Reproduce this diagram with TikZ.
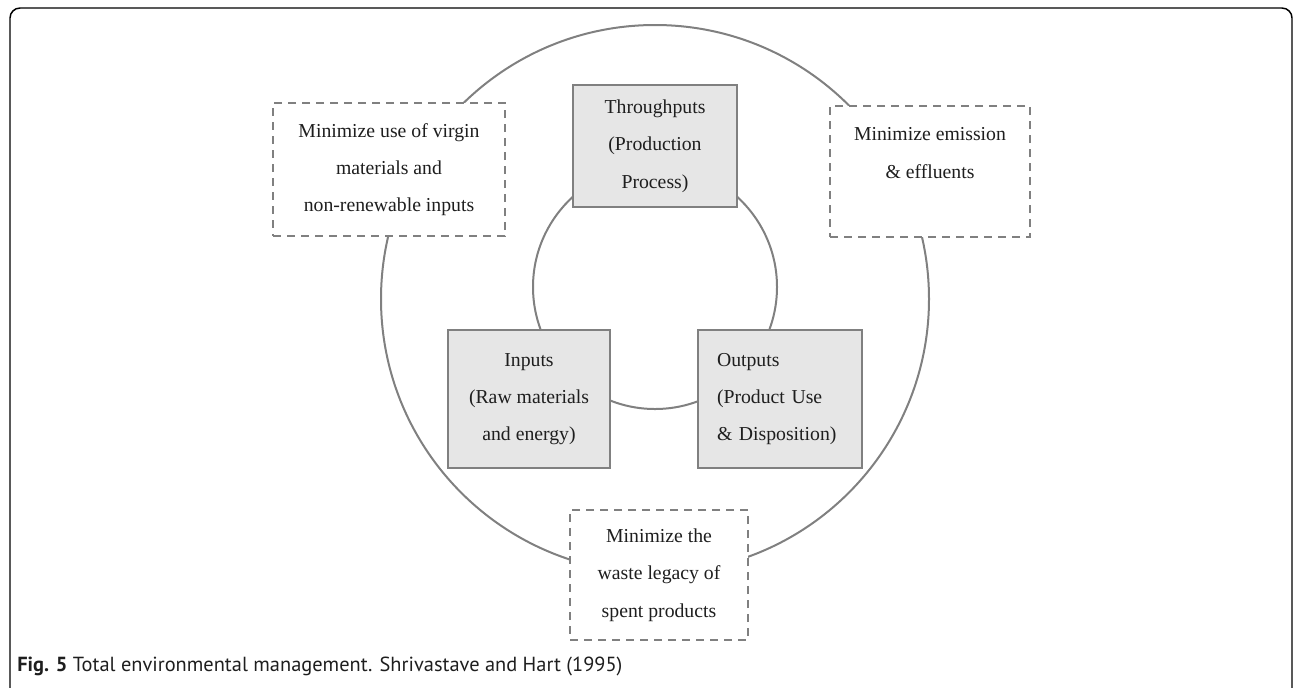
\documentclass[tikz,border=0pt]{standalone}
\usepackage{fontspec}
\setmainfont{Liberation Serif}
\newfontfamily\capfont{PT Sans}
\usetikzlibrary{positioning}
\definecolor{boxgray}{RGB}{230,230,230}
\definecolor{linegray}{RGB}{128,128,128}
\definecolor{txtgray}{RGB}{30,30,30}

\begin{document}
\begin{tikzpicture}[x=0.75pt,y=-0.75pt]
  % Settings
  \tikzset{
    stage/.style={draw=linegray, fill=boxgray, line width=1.8pt, align=center, inner sep=0pt, text=txtgray, font=\fontsize{14.8}{28}\selectfont},
    goal/.style={draw=linegray, fill=white, line width=1.6pt, dash pattern=on 6pt off 4.5pt, align=center, inner sep=0pt, text=txtgray, font=\fontsize{14.8}{28}\selectfont},
    ring/.style={draw=linegray, line width=1.5pt, shape=circle, inner sep=0pt},
  }
  \useasboundingbox (0,0) rectangle (1293,687);
  \clip (0,0) rectangle (1293,687);
  % Frame
  \draw[line width=1.1pt, rounded corners=7.5pt] (10,720) -- (10,8) -- (1292,8) -- (1292,720);
  % Rings
  \node[ring, minimum size=411pt] (outer) at (655,299) {};
  \node[ring, minimum size=183pt] (inner) at (655,287) {};
  % Stages
  \node[stage, minimum width=123pt, minimum height=91.5pt] (thru) at (655,146) {Throughputs\\(Production\\Process)};
  \node[stage, minimum width=121.5pt, minimum height=103.5pt] (inputs) at (529,399) {Inputs\\(Raw materials\\and energy)};
  \node[stage, align=left, text width=94.5pt, inner xsep=14.25pt, minimum height=103.5pt] (outputs) at (780,399) {Outputs\\(Product Use\\\& Disposition)};
  % Goals
  \node[goal, minimum width=174pt, minimum height=99.75pt] (virgin) at (389,169.5) {Minimize use of virgin\\materials and\\non-renewable inputs};
  \node[goal, minimum width=150pt, minimum height=98.25pt] (emission) at (930,171.5) {Minimize emission\\\& effluents\\\mbox{}};
  \node[goal, minimum width=133.5pt, minimum height=97.5pt] (waste) at (659,575) {Minimize the\\waste legacy of\\spent products};
  % Caption
  \node[anchor=base west, inner sep=0pt, text=txtgray, font=\capfont\fontsize{15.3}{17}\selectfont] (caption) at (17,671) {\textbf{Fig. 5} Total environmental management. Shrivastave and Hart (1995)};
\end{tikzpicture}
\end{document}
◇ ◇ ◇
Repeat the listing in full and exactly. Do not include any images.

Reproduce this diagram with TikZ.
\documentclass[tikz,border=0pt]{standalone}
\usepackage{fontspec}
\setmainfont{Liberation Serif}
\newfontfamily\capfont{PT Sans}
\usetikzlibrary{positioning}
\definecolor{boxgray}{RGB}{230,230,230}
\definecolor{linegray}{RGB}{128,128,128}
\definecolor{txtgray}{RGB}{30,30,30}

\begin{document}
\begin{tikzpicture}[x=0.75pt,y=-0.75pt]
  % Settings
  \tikzset{
    stage/.style={draw=linegray, fill=boxgray, line width=1.8pt, align=center, inner sep=0pt, text=txtgray, font=\fontsize{14.8}{28}\selectfont},
    goal/.style={draw=linegray, fill=white, line width=1.6pt, dash pattern=on 6pt off 4.5pt, align=center, inner sep=0pt, text=txtgray, font=\fontsize{14.8}{28}\selectfont},
    ring/.style={draw=linegray, line width=1.5pt, shape=circle, inner sep=0pt},
  }
  \useasboundingbox (0,0) rectangle (1293,687);
  \clip (0,0) rectangle (1293,687);
  % Frame
  \draw[line width=1.1pt, rounded corners=7.5pt] (10,720) -- (10,8) -- (1292,8) -- (1292,720);
  % Rings
  \node[ring, minimum size=411pt] (outer) at (655,299) {};
  \node[ring, minimum size=183pt] (inner) at (655,287) {};
  % Stages
  \node[stage, minimum width=123pt, minimum height=91.5pt] (thru) at (655,146) {Throughputs\\(Production\\Process)};
  \node[stage, minimum width=121.5pt, minimum height=103.5pt] (inputs) at (529,399) {Inputs\\(Raw materials\\and energy)};
  \node[stage, align=left, text width=94.5pt, inner xsep=14.25pt, minimum height=103.5pt] (outputs) at (780,399) {Outputs\\(Product Use\\\& Disposition)};
  % Goals
  \node[goal, minimum width=174pt, minimum height=99.75pt] (virgin) at (389,169.5) {Minimize use of virgin\\materials and\\non-renewable inputs};
  \node[goal, minimum width=150pt, minimum height=98.25pt] (emission) at (930,171.5) {Minimize emission\\\& effluents\\\mbox{}};
  \node[goal, minimum width=133.5pt, minimum height=97.5pt] (waste) at (659,575) {Minimize the\\waste legacy of\\spent products};
  % Caption
  \node[anchor=base west, inner sep=0pt, text=txtgray, font=\capfont\fontsize{15.3}{17}\selectfont] (caption) at (17,671) {\textbf{Fig. 5} Total environmental management. Shrivastave and Hart (1995)};
\end{tikzpicture}
\end{document}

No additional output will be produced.